Anne Summers, a leading feminist, editor and publisher, had her formative experiences in Adelaide.

Growing in a strict Catholic household in Adelaide, Summers was educated at Cabra College. She had a difficult relationship with her parents.

After leaving school at 17, Summers worked in Melbourne until 1964, when she returned to do a politics and history degree at Adelaide University.

Becoming pregnant after a brief relationship in 1965, Summers was refused a referral for termination by her Adelaide doctor. After an expensive, but incomplete, abortion in Melbourne, she returned to her Adelaide GP and was referred to an Adelaide gynaecologist to do the abortion safely. Summers says this experience was key to her later work for women.

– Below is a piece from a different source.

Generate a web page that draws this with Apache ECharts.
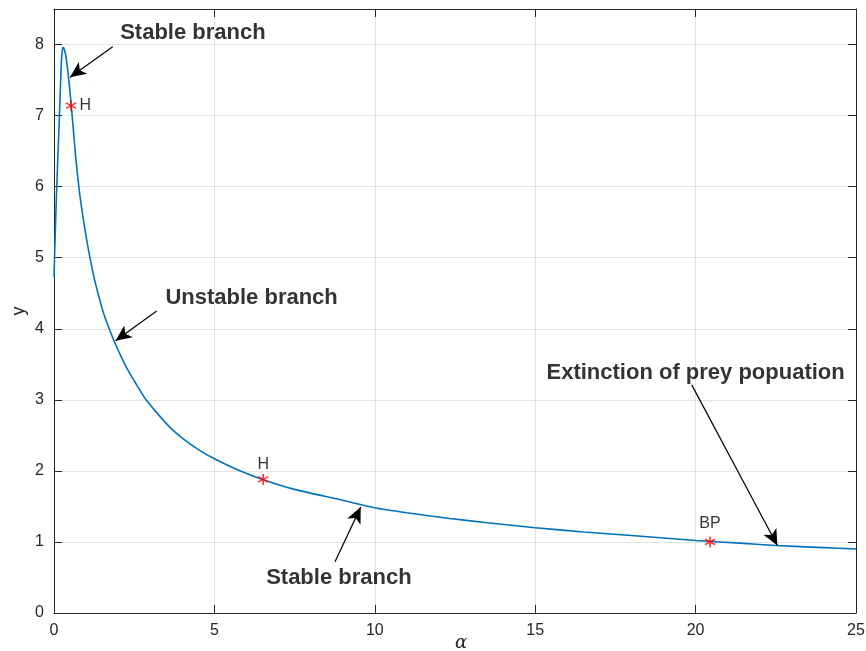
<!DOCTYPE html>
<html>
<head>
<meta charset="utf-8">
<script src="https://cdn.jsdelivr.net/npm/echarts@6/dist/echarts.min.js"></script>
<style>
html,body{margin:0;padding:0;background:#fff;}
#chart{width:866px;height:651px;}
</style>
</head>
<body>
<div id="chart"></div>
<script>
// Continuation curve: alpha vs y
var alphaValues = [0, 0.02, 0.04, 0.06, 0.08, 0.1, 0.125, 0.15, 0.17, 0.2, 0.23, 0.26, 0.29, 0.33, 0.39, 0.45, 0.5, 0.55, 0.6, 0.66, 0.72, 0.8, 0.9, 1.0, 1.12, 1.25, 1.4, 1.55, 1.72, 1.9, 2.1, 2.3, 2.55, 2.87, 3.2, 3.6, 4.0, 4.5, 5.0, 5.7, 6.5, 7.5, 8.86, 10, 11, 12.34, 13.5, 15, 16.5, 18, 20, 21.5, 22.5, 24, 25];
var yValues     = [4.73, 5.05, 5.35, 5.65, 5.92, 6.17, 6.47, 6.76, 7.0, 7.4, 7.75, 7.92, 7.96, 7.92, 7.78, 7.55, 7.33, 7.08, 6.82, 6.5, 6.22, 5.9, 5.58, 5.3, 5.0, 4.72, 4.45, 4.21, 4.0, 3.8, 3.6, 3.42, 3.23, 3.0, 2.82, 2.62, 2.46, 2.3, 2.17, 2.02, 1.88, 1.74, 1.6, 1.48, 1.41, 1.33, 1.27, 1.2, 1.14, 1.09, 1.02, 0.98, 0.95, 0.92, 0.90];

// Special points (Hopf, branch point)
var specialNames = ['H', 'H', 'BP'];
var specialAlpha = [0.53, 6.52, 20.45];
var specialY     = [7.14, 1.88, 1.0];

// Text annotations (data coordinates of text centres)
var noteTexts = ['Stable branch', 'Unstable branch', 'Stable branch', 'Extinction of prey popuation'];
var noteAlpha = [4.33, 6.16, 8.88, 20.0];
var noteY     = [8.16, 4.43, 0.49, 3.38];

// Arrows: [tailAlpha, tailY, headAlpha, headY]
var arrowTailAlpha = [1.83, 3.20, 8.76, 19.88];
var arrowTailY     = [7.97, 4.25, 0.72, 3.21];
var arrowHeadAlpha = [0.50, 1.92, 9.56, 22.55];
var arrowHeadY     = [7.54, 3.83, 1.49, 0.95];

// Axis ticks
var xMin = 0, xMax = 25, xStep = 5;
var yMin = 0, yMax = 8.5, yStep = 1;

var curve = alphaValues.map(function (a, i) { return [a, yValues[i]]; });
var specials = specialNames.map(function (n, i) { return { name: n, value: [specialAlpha[i], specialY[i]] }; });
var notes = noteTexts.map(function (t, i) { return { name: t, value: [noteAlpha[i], noteY[i]] }; });
var arrows = arrowTailAlpha.map(function (a, i) {
  return [{ coord: [a, arrowTailY[i]] }, { coord: [arrowHeadAlpha[i], arrowHeadY[i]] }];
});

var labelPos = [
  { position: 'right', distance: 3 },
  { position: 'top', distance: 1 },
  { position: 'top', distance: 5 }
];
specials.forEach(function (d, i) { d.label = labelPos[i]; });

var axisColor = '#262626';
var fontFam = '"Liberation Sans", Arial, Helvetica, sans-serif';
var starPath = 'path://M8.6 0 L11.4 0 L11.4 20 L8.6 20 Z M0.6 6.3 L2.0 3.8 L19.4 13.7 L18.0 16.2 Z M0.6 13.7 L18.0 3.8 L19.4 6.3 L2.0 16.2 Z';

var chart = echarts.init(document.getElementById('chart'), null, { renderer: 'canvas' });
chart.setOption({
  animation: false,
  backgroundColor: '#ffffff',
  grid: { left: 54, right: 10, top: 9, bottom: 38, containLabel: false, outerBoundsMode: 'none' },
  xAxis: [{
    type: 'value', min: xMin, max: xMax, interval: xStep,
    name: 'α', nameLocation: 'middle', nameGap: 21, nameMoveOverlap: false,
    nameTextStyle: { fontFamily: '"DejaVu Serif", serif', fontStyle: 'italic', fontSize: 18, color: axisColor, padding: [0, 0, 0, 12] },
    axisLine: { show: true, lineStyle: { color: axisColor, width: 1 } },
    axisTick: { show: true, inside: true, length: 8, lineStyle: { color: axisColor } },
    axisLabel: { fontSize: 16, color: axisColor, fontFamily: fontFam, margin: 10 },
    splitLine: { show: true, lineStyle: { color: '#e3e3e3', width: 1 } }
  }, {
    type: 'value', min: xMin, max: xMax, interval: xStep, position: 'top',
    axisLine: { show: true, onZero: false, lineStyle: { color: axisColor, width: 1 } },
    axisTick: { show: true, inside: true, length: 8, lineStyle: { color: axisColor } },
    axisLabel: { show: false },
    splitLine: { show: false }
  }],
  yAxis: [{
    type: 'value', min: yMin, max: yMax, interval: yStep,
    name: 'y', nameLocation: 'middle', nameGap: 26, nameRotate: 90, nameMoveOverlap: false,
    nameTextStyle: { fontFamily: fontFam, fontSize: 18, color: axisColor },
    axisLine: { show: true, onZero: false, lineStyle: { color: axisColor, width: 1 } },
    axisTick: { show: true, inside: true, length: 8, lineStyle: { color: axisColor } },
    axisLabel: { fontSize: 16, color: axisColor, fontFamily: fontFam, margin: 10, showMaxLabel: false,
      formatter: function (v) { return Number.isInteger(v) ? String(v) : ''; } },
    splitLine: { show: true, lineStyle: { color: '#e3e3e3', width: 1 } }
  }, {
    type: 'value', min: yMin, max: yMax, interval: yStep, position: 'right',
    axisLine: { show: true, onZero: false, lineStyle: { color: axisColor, width: 1 } },
    axisTick: { show: true, inside: true, length: 8, lineStyle: { color: axisColor } },
    axisLabel: { show: false },
    splitLine: { show: false }
  }],
  series: [{
    type: 'line',
    data: curve,
    smooth: 0.2,
    showSymbol: false,
    symbol: 'none',
    lineStyle: { color: '#0072BD', width: 1.6 },
    silent: true,
    z: 3,
    markLine: {
      silent: true,
      symbol: ['none', 'arrow'],
      symbolSize: [11, 16],
      label: { show: false },
      lineStyle: { color: '#000000', width: 1.2, type: 'solid' },
      itemStyle: { color: '#000000' },
      emphasis: { disabled: true },
      data: arrows
    }
  }, {
    type: 'scatter',
    data: specials,
    symbol: starPath,
    symbolSize: 11,
    itemStyle: { color: '#ff0000' },
    label: { show: true, formatter: '{b}', fontSize: 16, color: '#000000', fontFamily: fontFam },
    silent: true,
    z: 4
  }, {
    type: 'scatter',
    data: notes,
    symbolSize: 0,
    itemStyle: { color: '#000000' },
    label: { show: true, position: 'inside', formatter: '{b}', fontSize: 22, fontWeight: 'bold', color: '#000000', textBorderWidth: 0, fontFamily: fontFam },
    silent: true,
    z: 5
  }]
});
</script>
</body>
</html>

At university, Summers joined the Labor Club, later aligning with the radical movement and marching against the Vietnam war. In 1967, she married John Summers and they moved to a remote Aboriginal reserve where he worked as a teacher. In 1969, Summers left her marriage and helped found the Women's Liberation Movement in Australia. Summers used a postgraduate scholarship to write Damned Whores and God's Police, a history of Australian women. Working on the National Times, she investigated NSW prisons, leading to a royal commission and a Walkley Award.

From 1986-1992, Summers lived in New York, becoming editor-in-chief of Ms magazine. She was then appointed political adviser to prime minister Paul Keating. (South Australian abortion law reform, allowing terminations under certain circumstances, was introduced by LCL premier Steele Hall in 1969. The Family Planning Association was formed in South Australia a year later.)